### PROBLEM REQUIREMENTS
All the data should be repeated exactly. Any image in it is left out.

### MATERIAL
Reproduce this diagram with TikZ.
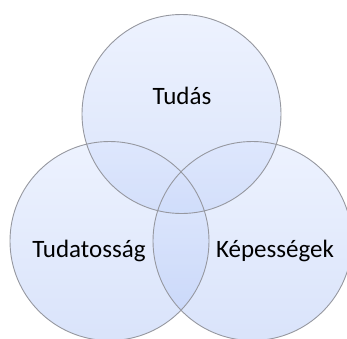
\documentclass[tikz,border=0pt]{standalone}
\usepackage{fontspec}
\setmainfont{Carlito}
\definecolor{ringtop}{RGB}{220,230,254}
\definecolor{ringbot}{RGB}{180,200,246}
\definecolor{ringline}{RGB}{150,152,160}
\tikzset{
  ring/.style={top color=ringtop, bottom color=ringbot, fill opacity=0.5, draw=none},
  ringedge/.style={draw=ringline, line width=0.9pt},
  label/.style={font=\fontsize{25}{30}\selectfont, anchor=base, text=black, inner sep=0pt}
}
\begin{document}
\begin{tikzpicture}[x=1pt,y=-1pt]
  \useasboundingbox (0,0) rectangle (347,338);
  \clip (0,0) rectangle (347,338);
  \coordinate (ctop) at (181.5,114);
  \coordinate (cleft) at (109.5,241);
  \coordinate (cright) at (252.5,241);
  % translucent filled discs
  \foreach \c in {ctop,cleft,cright}
    \shade[ring] (\c) circle (99.5);
  % outlines on top
  \foreach \c in {ctop,cleft,cright}
    \draw[ringedge] (\c) circle (99.5);
  % labels
  \node[label] (tudas) at (182,104) {Tudás};
  \node[label] (tudatossag) at (89,257) {Tudatosság};
  \node[label] (kepessegek) at (275,257) {Képességek};
\end{tikzpicture}
\end{document}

### SOLUTION FOR THIS TASK
Reproduce this diagram with TikZ.
\documentclass[tikz,border=0pt]{standalone}
\usepackage{fontspec}
\setmainfont{Carlito}
\definecolor{ringtop}{RGB}{220,230,254}
\definecolor{ringbot}{RGB}{180,200,246}
\definecolor{ringline}{RGB}{150,152,160}
\tikzset{
  ring/.style={top color=ringtop, bottom color=ringbot, fill opacity=0.5, draw=none},
  ringedge/.style={draw=ringline, line width=0.9pt},
  label/.style={font=\fontsize{25}{30}\selectfont, anchor=base, text=black, inner sep=0pt}
}
\begin{document}
\begin{tikzpicture}[x=1pt,y=-1pt]
  \useasboundingbox (0,0) rectangle (347,338);
  \clip (0,0) rectangle (347,338);
  \coordinate (ctop) at (181.5,114);
  \coordinate (cleft) at (109.5,241);
  \coordinate (cright) at (252.5,241);
  % translucent filled discs
  \foreach \c in {ctop,cleft,cright}
    \shade[ring] (\c) circle (99.5);
  % outlines on top
  \foreach \c in {ctop,cleft,cright}
    \draw[ringedge] (\c) circle (99.5);
  % labels
  \node[label] (tudas) at (182,104) {Tudás};
  \node[label] (tudatossag) at (89,257) {Tudatosság};
  \node[label] (kepessegek) at (275,257) {Képességek};
\end{tikzpicture}
\end{document}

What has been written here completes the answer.